- Can the White Paper help us to think about this: Are there other ideas for programs, collaborations with other colleges, etc. that can help us ensure that we remain true to our mission and values while we do this restructuring work?
- Are there new programs, majors, collaborations, etc. — noted in the White Paper or not — that folks would like to work on developing? Short term? Medium and long term?
- Where do we reasonably see revenue growth possibilities in the next year? The next 2-3 years?
The “degree completion” section points at something interesting but is perhaps more narrow and less developed than it might be. Simply moving courses to evenings likely generates one revenue stream while diminishing another. When the business model is “hire an adjunct to teach an evening class” we are engaging in the worst kind of higher education exploitation – charge students the price a good liberal arts college can afford to charge but deliver the product with much less expensive labor.

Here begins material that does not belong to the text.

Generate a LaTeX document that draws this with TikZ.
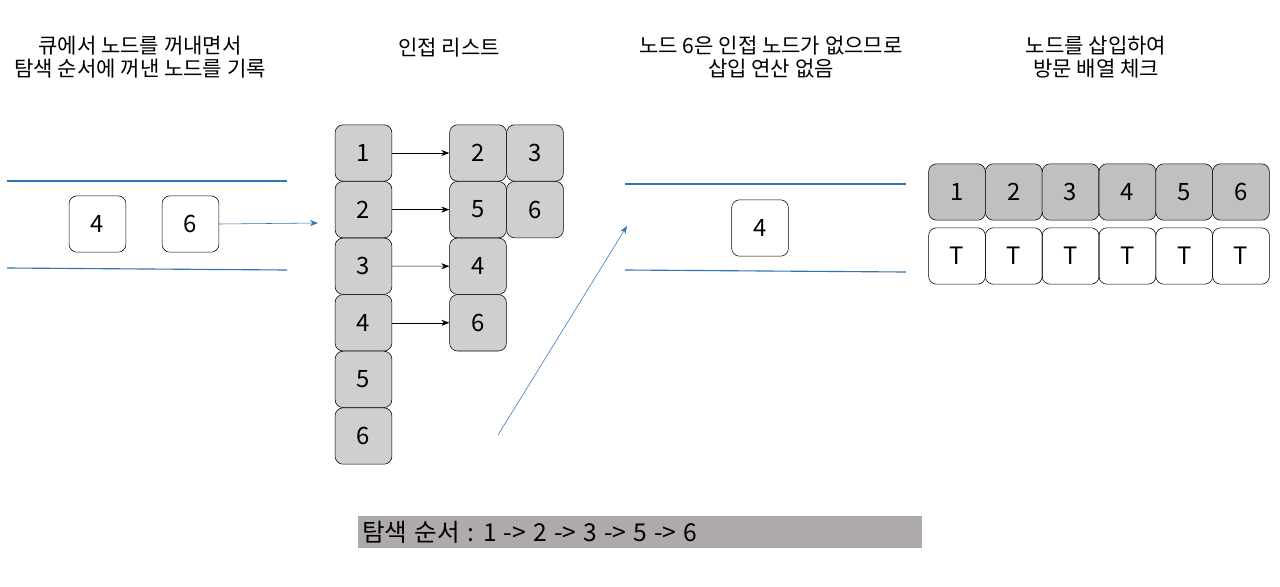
\documentclass[tikz,border=0pt]{standalone}
\usepackage{fontspec}
\setmainfont{Noto Sans CJK KR}
\newfontfamily\barfont[WordSpace=1.3]{Noto Sans CJK KR}
\usepackage{xcolor}
\usepackage{tikz}
\usetikzlibrary{arrows.meta, positioning}
\definecolor{qblue}{RGB}{46,117,182}
\definecolor{adjgray}{RGB}{208,206,206}
\definecolor{visgray}{RGB}{192,192,192}
\definecolor{bargray}{RGB}{174,170,170}

\begin{document}
\begin{tikzpicture}[x=0.025cm, y=-0.025cm,
    every node/.style={font=\fontsize{15}{15.8}\selectfont},
    cell/.style={draw, rounded corners=0.2cm, minimum width=1.42cm, minimum height=1.41cm,
      inner sep=0pt, font=\fontsize{17}{18}\selectfont},
    adj/.style={cell, fill=adjgray},
    vis/.style={cell, fill=visgray},
    qline/.style={qblue, line width=0.8pt}]
  \useasboundingbox (0,0) rectangle (1280,586);

  % titles
  \node[align=center] (t1) at (140,57) {큐에서 노드를 꺼내면서\\탐색 순서에 꺼낸 노드를 기록};
  \node (t2) at (449,48) {인접 리스트};
  \node[align=center] (t3) at (771,57) {노드 6은 인접 노드가 없으므로\\삽입 연산 없음};
  \node[align=center] (t4) at (1096,57) {노드를 삽입하여\\방문 배열 체크};

  % queue before
  \draw[qline] (7,181) -- (287,181);
  \draw[qline] (7,268) -- (287,270);
  \node[cell] (q4) at (97.5,224) {4};
  \node[cell] (q6) at (190.5,224) {6};
  \coordinate (adjin) at (318,223);
  \draw[qblue, -{Stealth[length=2mm]}] (q6.east) -- (adjin);

  % adjacency list
  \foreach \i in {1,...,6}
    \node[adj] (a\i) at (363.5,{153+(\i-1)*56.6}) {\i};
  \node[adj] (a12) at (478,153) {2};
  \node[adj] (a13) at (535,153) {3};
  \node[adj] (a25) at (478,209.6) {5};
  \node[adj] (a26) at (535,209.6) {6};
  \node[adj] (a34) at (478,266.2) {4};
  \node[adj] (a46) at (478,322.8) {6};
  \foreach \s/\t in {a1/a12, a2/a25, a3/a34, a4/a46}
    \draw[-{Stealth[length=2mm]}] (\s.east) -- (\t.west);

  % back into the queue
  \coordinate (up0) at (498,435);
  \coordinate (up1) at (627,226);
  \draw[qblue, -{Stealth[length=2mm]}] (up0) -- (up1);

  % queue after
  \draw[qline] (625,184) -- (906,184);
  \draw[qline] (625,270) -- (906,272);
  \node[cell] (r4) at (760,228) {4};

  % visited array
  \foreach \i in {1,...,6} {
    \node[vis] (v\i) at ({957+(\i-1)*56.8},192) {\i};
    \node[cell] (c\i) at ({957+(\i-1)*56.8},256) {T};
  }

  % order
  \node[fill=bargray, minimum width=14.1cm, minimum height=0.8cm, inner sep=0pt] (bar) at (640,532) {};
  \node[anchor=west, font=\barfont\fontsize{17.5}{19}\selectfont, inner sep=0pt] (order) at (362,532)
    {탐색 순서 : 1 -> 2 -> 3 -> 5 -> 6};
\end{tikzpicture}
\end{document}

Instead, I think the working concept could be “pedagogical reusability.” One way to imagine it would be offering a course or parts of courses in both a “matinee” and “evening show” and maybe a “weekend” version too. We might focus on what parts of our teaching can be (re-)deployed efficiently to multiple audiences and build the infrastructure that would allow it to be cost effective and easy enough to be an attractive option for faculty. That infrastructure might involve revenue sharing and creative teaching credit regimes, space management, marketing, teaching assistance, etc.

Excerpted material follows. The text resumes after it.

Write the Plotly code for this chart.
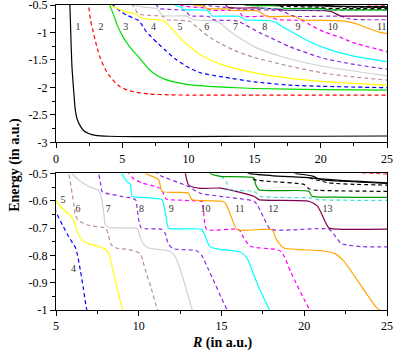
import plotly.graph_objects as go
from plotly.subplots import make_subplots

# curve data: R (a.u.) and energy (a.u.)
R1 = [1.0, 1.05, 1.12, 1.2, 1.3, 1.38, 1.45, 1.6, 1.83, 2.1, 2.46, 3.0, 4.0, 6, 10, 15, 20, 25]
E1 = [-0.3, -0.5, -1.05, -1.6, -1.95, -2.2, -2.4, -2.58, -2.7, -2.79, -2.84, -2.875, -2.89, -2.895, -2.895, -2.89, -2.89, -2.885]

R2 = [2.4, 2.46, 2.6, 2.75, 2.95, 3.15, 3.35, 3.7, 4.1, 4.5, 4.85, 5.4, 5.85, 7, 8.5, 10, 15, 20, 25]
E2 = [-0.42, -0.5, -0.77, -0.93, -1.13, -1.32, -1.47, -1.66, -1.81, -1.92, -1.99, -2.05, -2.08, -2.12, -2.135, -2.14, -2.14, -2.14, -2.14]

R3 = [4.0, 4.05, 4.35, 4.65, 4.95, 5.3, 5.8, 6.22, 6.6, 6.98, 7.6, 8.2, 8.9, 10, 11.5, 13, 15, 20, 25]
E3 = [-0.47, -0.5, -0.68, -0.88, -1.03, -1.17, -1.33, -1.44, -1.55, -1.66, -1.78, -1.85, -1.9, -1.95, -1.98, -2.0, -2.02, -2.04, -2.05]

R4 = [4.2, 4.3, 4.6, 5.0, 5.4, 5.77, 6.0, 6.17, 6.3, 6.47, 6.65, 6.83, 7.2, 7.7, 8.24, 9, 10.1, 11, 12.6, 15, 17.7, 20, 25]
E4 = [-0.48, -0.5, -0.56, -0.64, -0.69, -0.732, -0.755, -0.771, -0.8, -0.854, -0.92, -0.99, -1.08, -1.2, -1.32, -1.48, -1.65, -1.74, -1.81, -1.9, -1.96, -1.98, -2.006]

R5 = [4.0, 4.1, 4.5, 5.0, 5.5, 5.9, 6.1, 6.3, 6.6, 7.0, 7.6, 8.0, 8.2, 8.5, 9.0, 9.5, 10.1, 11, 12.6, 15.1, 17.7, 20, 25]
E5 = [-0.48, -0.5, -0.55, -0.6, -0.635, -0.655, -0.675, -0.715, -0.745, -0.758, -0.768, -0.778, -0.795, -0.87, -0.995, -1.13, -1.26, -1.42, -1.59, -1.74, -1.835, -1.89, -1.96]

R6 = [5.7, 5.77, 5.9, 5.97, 6.07, 6.17, 6.3, 6.47, 6.98, 7.5, 7.98, 8.15, 8.29, 8.45, 8.7, 9.3, 9.8, 10.1, 10.25, 10.4, 10.75, 11.1, 11.7, 12.4, 13.5, 14.9, 17.4, 20.2, 22.5, 25]
E6 = [-0.48, -0.5, -0.545, -0.573, -0.61, -0.652, -0.668, -0.677, -0.69, -0.695, -0.7, -0.72, -0.756, -0.768, -0.774, -0.778, -0.785, -0.795, -0.82, -0.854, -0.92, -0.994, -1.1, -1.2, -1.33, -1.45, -1.6, -1.74, -1.81, -1.866]

R7 = [5.9, 5.97, 6.2, 6.47, 7.0, 7.58, 7.7, 7.78, 7.9, 7.98, 8.2, 9, 9.9, 10.1, 10.3, 10.6, 11.8, 12.0, 12.2, 12.5, 12.85, 13.2, 14, 15.15, 17.5, 20.2, 25]
E7 = [-0.49, -0.5, -0.515, -0.529, -0.548, -0.563, -0.58, -0.602, -0.65, -0.688, -0.698, -0.7, -0.702, -0.737, -0.76, -0.773, -0.783, -0.79, -0.804, -0.85, -0.92, -0.993, -1.12, -1.28, -1.47, -1.62, -1.79]

R8 = [7.55, 7.58, 7.7, 7.78, 7.98, 9, 9.8, 9.9, 10.0, 10.15, 10.5, 11.4, 11.6, 11.8, 12.1, 13.0, 13.5, 13.8, 14.2, 15.34, 16.5, 17.66, 20.2, 22.5, 25]
E8 = [-0.48, -0.5, -0.54, -0.566, -0.572, -0.585, -0.596, -0.627, -0.67, -0.7, -0.703, -0.705, -0.72, -0.76, -0.776, -0.78, -0.783, -0.8, -0.85, -1.0, -1.13, -1.26, -1.47, -1.58, -1.67]

R9 = [8.95, 8.99, 9.3, 9.5, 9.6, 10, 11.0, 11.4, 11.6, 11.8, 12.5, 13.8, 13.95, 14.3, 14.9, 16.1, 16.4, 16.6, 17.2, 17.9, 19, 20.5, 22.5, 25]
E9 = [-0.49, -0.5, -0.53, -0.541, -0.584, -0.587, -0.592, -0.596, -0.639, -0.7, -0.703, -0.705, -0.72, -0.768, -0.778, -0.787, -0.8, -0.817, -0.91, -1.0, -1.15, -1.3, -1.43, -1.53]

R10 = [9.35, 9.4, 9.7, 10.2, 11.0, 11.35, 11.5, 11.65, 12.5, 13.5, 13.83, 13.93, 14.1, 16.05, 16.35, 16.75, 18.37, 18.67, 19.17, 20.28, 21.5, 22.4, 25]
E10 = [-0.49, -0.5, -0.52, -0.535, -0.548, -0.556, -0.575, -0.594, -0.598, -0.601, -0.603, -0.65, -0.705, -0.706, -0.737, -0.767, -0.779, -0.79, -0.859, -0.993, -1.09, -1.18, -1.35]

R11 = [10.3, 10.4, 11.2, 11.41, 13.0, 13.2, 15.04, 15.24, 15.54, 15.95, 18.07, 18.27, 18.47, 18.77, 20.99, 21.8, 22.4, 24.4, 25]
E11 = [-0.49, -0.5, -0.523, -0.566, -0.572, -0.596, -0.602, -0.609, -0.651, -0.706, -0.706, -0.737, -0.755, -0.773, -0.783, -0.792, -0.822, -0.993, -1.016]

R12 = [11.0, 11.21, 13.0, 13.73, 14.94, 16.96, 17.16, 17.56, 17.96, 21.49, 21.8, 22.2, 22.4, 23.4, 25]
E12 = [-0.49, -0.505, -0.548, -0.573, -0.584, -0.602, -0.615, -0.663, -0.704, -0.704, -0.724, -0.755, -0.76, -0.768, -0.769]

R13 = [12.8, 12.82, 13.02, 13.73, 14.94, 16.96, 17.26, 20.28, 20.8, 21.49, 22.0, 25]
E13 = [-0.49, -0.5, -0.543, -0.555, -0.554, -0.584, -0.596, -0.602, -0.62, -0.7, -0.704, -0.704]

R14 = [14.7, 14.8, 15.3, 15.44, 16.0, 16.96, 17.36, 18.5, 20.38, 20.8, 22.0, 25]
E14 = [-0.49, -0.5, -0.53, -0.56, -0.563, -0.566, -0.584, -0.588, -0.59, -0.596, -0.598, -0.599]

R15 = [14.2, 14.3, 14.94, 16.96, 17.06, 17.26, 18.5, 20.28, 20.48, 22.0, 25]
E15 = [-0.49, -0.5, -0.511, -0.517, -0.54, -0.56, -0.563, -0.566, -0.584, -0.587, -0.588]

R16 = [16.5, 16.65, 18.0, 20.0, 22.0, 25]
E16 = [-0.495, -0.5, -0.508, -0.515, -0.525, -0.535]

R17 = [16.9, 16.96, 18.0, 20.0, 20.28, 20.6, 22.0, 25]
E17 = [-0.52, -0.523, -0.53, -0.541, -0.556, -0.561, -0.564, -0.566]

R18 = [19.3, 19.5, 20.5, 21.0, 22.0, 25]
E18 = [-0.495, -0.5, -0.51, -0.523, -0.528, -0.537]

R19 = [20.3, 20.5, 21.5, 23.0, 25]
E19 = [-0.515, -0.52, -0.535, -0.54, -0.543]

R20 = [23.5, 24.2, 25]
E20 = [-0.498, -0.5, -0.502]

curves_R = [R1, R2, R3, R4, R5, R6, R7, R8, R9, R10, R11, R12, R13, R14, R15, R16, R17, R18, R19, R20]
curves_E = [E1, E2, E3, E4, E5, E6, E7, E8, E9, E10, E11, E12, E13, E14, E15, E16, E17, E18, E19, E20]
colors = ["#000000", "#ff0000", "#00dd00", "#0000ff", "#ffff00", "#bc8f8f", "#d0d0d0",
          "#8a2be2", "#00ffff", "#ff00ff", "#ffa500", "#8a2be2", "#800050", "#40e0d0",
          "#009900", "#000000", "#000000", "#000000", "#000000", "#ff0000"]
dashes = ["solid", "dash", "solid", "dash", "solid", "dash", "solid", "dash", "solid", "dash",
          "solid", "dash", "solid", "dash", "solid", "solid", "dash", "solid", "dash", "dash"]

# curve number labels
top_lab = ["1", "2", "3", "4", "5", "6", "7", "8", "9", "10", "11"]
top_lab_R = [1.66, 3.39, 5.27, 7.36, 9.37, 11.38, 13.56, 15.77, 18.28, 20.9, 24.6]
top_lab_E = [-0.91] * 11
bot_lab = ["5", "6", "7", "8", "9", "10", "11", "12", "13", "4"]
bot_lab_R = [5.43, 6.33, 8.15, 10.16, 11.96, 14.03, 16.1, 18.13, 21.4, 6.06]
bot_lab_E = [-0.599, -0.633, -0.633, -0.633, -0.633, -0.633, -0.633, -0.633, -0.633, -0.853]

top_ticks = [-3, -2.5, -2, -1.5, -1, -0.5]
top_ticktext = ["-3", "-2.5", "-2", "-1.5", "-1", "-0.5"]
bot_ticks = [-1, -0.9, -0.8, -0.7, -0.6, -0.5]
bot_ticktext = ["-1", "-0.9", "-0.8", "-0.7", "-0.6", "-0.5"]

SERIF = "Liberation Serif, Times New Roman, serif"

fig = make_subplots(rows=2, cols=1)

for r, e, c, d in zip(curves_R, curves_E, colors, dashes):
    for row in (1, 2):
        fig.add_trace(go.Scatter(x=r, y=e, mode="lines",
                                 line=dict(color=c, width=1.2, dash="4px,3px" if d == "dash" else "solid",
                                           shape="spline", smoothing=0.6)),
                      row=row, col=1)

fig.add_trace(go.Scatter(x=top_lab_R, y=top_lab_E, mode="text", text=top_lab,
                         textfont=dict(family=SERIF, size=10, color="#333333")), row=1, col=1)
fig.add_trace(go.Scatter(x=bot_lab_R, y=bot_lab_E, mode="text", text=bot_lab,
                         textfont=dict(family=SERIF, size=10, color="#333333")), row=2, col=1)

axis_style = dict(showline=True, linecolor="black", linewidth=1, mirror=True, ticks="outside",
                  ticklen=5, tickwidth=1, tickcolor="black", showgrid=False, zeroline=False,
                  automargin=False, ticklabeloverflow="allow",
                  tickfont=dict(family=SERIF, size=12, color="black"))

fig.update_xaxes(axis_style)
fig.update_yaxes(axis_style)
fig.update_xaxes(range=[0, 25], dtick=5, minor=dict(dtick=2.5, ticks="outside", ticklen=3, tickcolor="black"), row=1, col=1)
fig.update_xaxes(range=[5, 25], dtick=5, minor=dict(dtick=2.5, ticks="outside", ticklen=3, tickcolor="black"), row=2, col=1)
fig.update_yaxes(range=[-3, -0.5], tickvals=top_ticks, ticktext=top_ticktext, domain=[0.5498, 1],
                 minor=dict(dtick=0.25, ticks="outside", ticklen=3, tickcolor="black"), row=1, col=1)
fig.update_yaxes(range=[-1, -0.5], tickvals=bot_ticks, ticktext=bot_ticktext, domain=[0, 0.448],
                 minor=dict(dtick=0.05, ticks="outside", ticklen=3, tickcolor="black"), row=2, col=1)

fig.add_annotation(text="<b>Energy (in a.u.)</b>", xref="paper", yref="paper", x=-0.125, y=0.475,
                   xanchor="center", yanchor="middle", textangle=-90, showarrow=False,
                   font=dict(family=SERIF, size=14, color="black"))
fig.add_annotation(text="<b><i>R</i> (in a.u.)</b>", xref="paper", yref="paper", x=0.5, y=-0.108,
                   xanchor="center", yanchor="middle", showarrow=False,
                   font=dict(family=SERIF, size=14, color="black"))

fig.update_layout(width=395, height=353, margin=dict(l=56, r=8, t=5, b=43), showlegend=False,
                  plot_bgcolor="white", paper_bgcolor="white")

# the page's default body margin would push the figure off the window
fig.write_html("out.html", config={"displayModeBar": False},
               post_script="document.body.style.margin='0';")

A working mission statement: create structures, policies, and tools that let me teach more students better easier.
I've begun to design a program I'm calling “Technology, Business, and Design.” I'm spending time this semester talking to potential partners about it. Love to connect with you if you are intrigued. The course development website is here:
http://djjr-courses.wikidot.com/tbd:curriculum
There are some interesting ideas in the white paper, but I'm not persuaded it addresses the bottom-line issue, which is enrollment (and retention). It is not clear that a lot of new majors will lead to increased enrollment, and having started a new grad program and run it for 10 years, I would venture to say that some of the estimates for new students (and therefore revenues) are unrealistically high. We need to figure out why students are not attracted to Mills and what we can do to make the college more attractive. In line with this, I do think that offering more part-time and evening programs could help us grow–particularly in grad programs, but potentially also at the undergrad level. I would add to that some online components, not entire programs, but enough that we are able to meet students' need for greater flexibility. We have been talking about the need for evening classes in the MPP program for years now; the problem is it would take additional resources to offer an evening program *and* be able to serve the current group of daytime students (not all students want evening classes). We've had a hard time figuring out how to make the transition smoothly and hang onto the students we've got.

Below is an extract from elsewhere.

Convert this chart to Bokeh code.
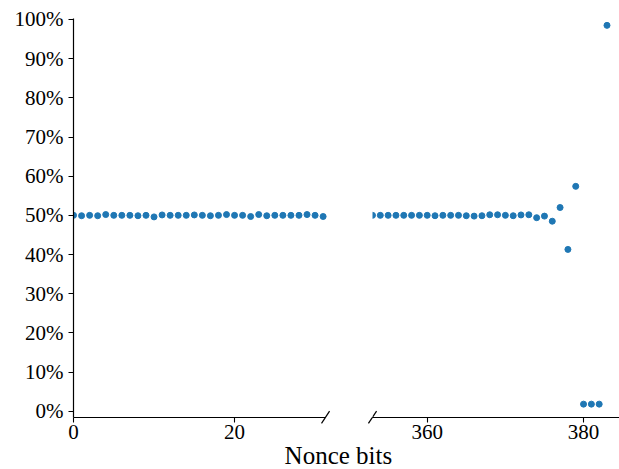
from bokeh.plotting import figure
from bokeh.models import (Range1d, FixedTicker, PrintfTickFormatter, LinearAxis,
                          ColumnDataSource, BoxAnnotation, Label)
from bokeh.embed import file_html
from bokeh.resources import INLINE

# Share of ones (%) per nonce bit position: first 32 bits and last 31 bits
low_bits = list(range(0, 32))
low_share = [50.0, 49.9, 50.0, 49.9, 50.2, 50.0, 50.0, 50.0, 49.9, 50.0,
             49.6, 50.1, 50.0, 50.0, 50.0, 50.1, 50.0, 49.9, 50.0, 50.2,
             50.0, 50.0, 49.7, 50.2, 49.9, 50.0, 50.0, 50.0, 50.0, 50.2,
             50.0, 49.7]

high_bits = list(range(353, 384))
high_share = [50.0, 50.0, 50.0, 50.0, 50.0, 50.0, 50.0, 50.0, 49.9, 50.0,
              50.0, 50.0, 49.9, 49.8, 49.9, 50.15, 50.15, 50.0, 49.9, 50.1,
              50.15, 49.4, 49.8, 48.5, 52.0, 41.3, 57.4, 1.8, 1.8, 1.8,
              98.5]

left_ticks = [0, 20]
right_ticks = [360, 380]
y_ticks = list(range(0, 101, 10))

FONT = "Liberation Serif"
DOT = "#1f77b4"

# the frame covers the whole canvas; spines are placed with fixed_location
# so that every tick label stays inside the frame
Y_SPINE, Y_TOP = -1.55, 100.25
Y_FRAME_BOTTOM, Y_FRAME_TOP = -14.89, 104.85
# left segment [0, 31.3]; the right segment [353, 384.6] lives on its own range
LEFT_START, LEFT_END = 0.0, 31.3
RIGHT_START, RIGHT_END = 353.0, 384.6

p = figure(width=619, height=469, output_backend="svg", toolbar_location=None,
           x_range=Range1d(-9.07, 67.81),
           y_range=Range1d(Y_FRAME_BOTTOM, Y_FRAME_TOP),
           min_border=0)
p.extra_x_ranges = {"tail": Range1d(305.41, RIGHT_END)}
p.outline_line_color = None
p.xgrid.visible = False
p.ygrid.visible = False
p.background_fill_color = "white"
p.border_fill_color = "white"

p.scatter("bit", "share", source=ColumnDataSource(dict(bit=low_bits, share=low_share)),
          size=6, color=DOT, line_color=DOT, level="underlay")
p.scatter("bit", "share", source=ColumnDataSource(dict(bit=high_bits, share=high_share)),
          size=6, color=DOT, line_color=DOT, x_range_name="tail", level="underlay")

# each segment is cut at its own start: mask the dots that spill past it
p.add_layout(BoxAnnotation(left=-1.0, right=LEFT_START, bottom=Y_SPINE, top=Y_TOP,
                           fill_color="white", fill_alpha=1.0,
                           line_color=None, level="glyph"))
p.add_layout(BoxAnnotation(left=348.0, right=RIGHT_START, bottom=Y_SPINE, top=Y_TOP,
                           x_range_name="tail", fill_color="white", fill_alpha=1.0,
                           line_color=None, level="glyph"))

head_axis = p.xaxis[0]
head_axis.bounds = (LEFT_START, LEFT_END)
head_axis.ticker = FixedTicker(ticks=left_ticks)

tail_axis = LinearAxis(x_range_name="tail", bounds=(RIGHT_START, RIGHT_END),
                       ticker=FixedTicker(ticks=right_ticks))
p.add_layout(tail_axis, "below")

for ax in (head_axis, tail_axis):
    ax.fixed_location = Y_SPINE
    ax.major_label_standoff = 3

p.yaxis.fixed_location = LEFT_START
p.yaxis.bounds = (Y_SPINE, Y_TOP)
p.yaxis.ticker = FixedTicker(ticks=y_ticks)
p.yaxis.formatter = PrintfTickFormatter(format="%d%%")
p.yaxis.major_label_standoff = 5

for ax in p.axis:
    ax.axis_line_color = "black"
    ax.axis_line_width = 1.2
    ax.major_tick_line_color = "black"
    ax.major_tick_line_width = 1.1
    ax.major_tick_in = 0
    ax.major_tick_out = 5
    ax.minor_tick_line_color = None
    ax.major_label_text_font = FONT
    ax.major_label_text_font_size = "21px"
    ax.major_label_text_color = "black"

# diagonal marks where the x axis is cut
dx_head, dx_tail, dy = 0.5, 0.52, 1.55
p.segment(x0=[LEFT_END - dx_head], y0=[Y_SPINE - dy],
          x1=[LEFT_END + dx_head], y1=[Y_SPINE + dy],
          line_color="black", line_width=1.2)
p.segment(x0=[RIGHT_START - dx_tail], y0=[Y_SPINE - dy],
          x1=[RIGHT_START + dx_tail], y1=[Y_SPINE + dy],
          line_color="black", line_width=1.2, x_range_name="tail")

# shared x axis title, centred under the gap between the two segments
p.add_layout(Label(x=32.9, y=-11.3, text="Nonce bits", text_align="center",
                   text_baseline="alphabetic", text_font=FONT,
                   text_font_size="25px", text_color="black"))

open("out.html", "w").write(file_html(p, INLINE))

Some of the suggestions for new programs are intriguing, but I worry that we need to strengthen the programs we've got before spreading ourselves a lot thinner. In terms of interdisciplinary majors, they're a nice idea and they may be appealing to students (we need to find out, somehow), but again, having run one, I know that the coordination/collaboration issues are significant. In Public Policy we have been in the position of having to suddenly cover courses that had been another department's offerings when those other departments suddenly decided to drop something. Advising strikes me as another major challenge if an interdisciplinary major really is not owned by one program.
Centers can be very meaningful for student activity and recruitment–witness the Center for Socially Responsible Business at the GSB–but they can also be a waste of resources (and they take more to run than the white paper suggests). I would recommend looking at successful models like the CSRB and CUSP (I'm less familiar with it) and figuring out what the key features are that make them do what we want them to do. We have been thinking about some kind of Center on/for Women and Politics/Policy for some time now, and I think we've got some great ideas, but there needs to be some support for this to succeed in attracting students, raising the profile of the college and the program, and engaging leaders in the community with our work.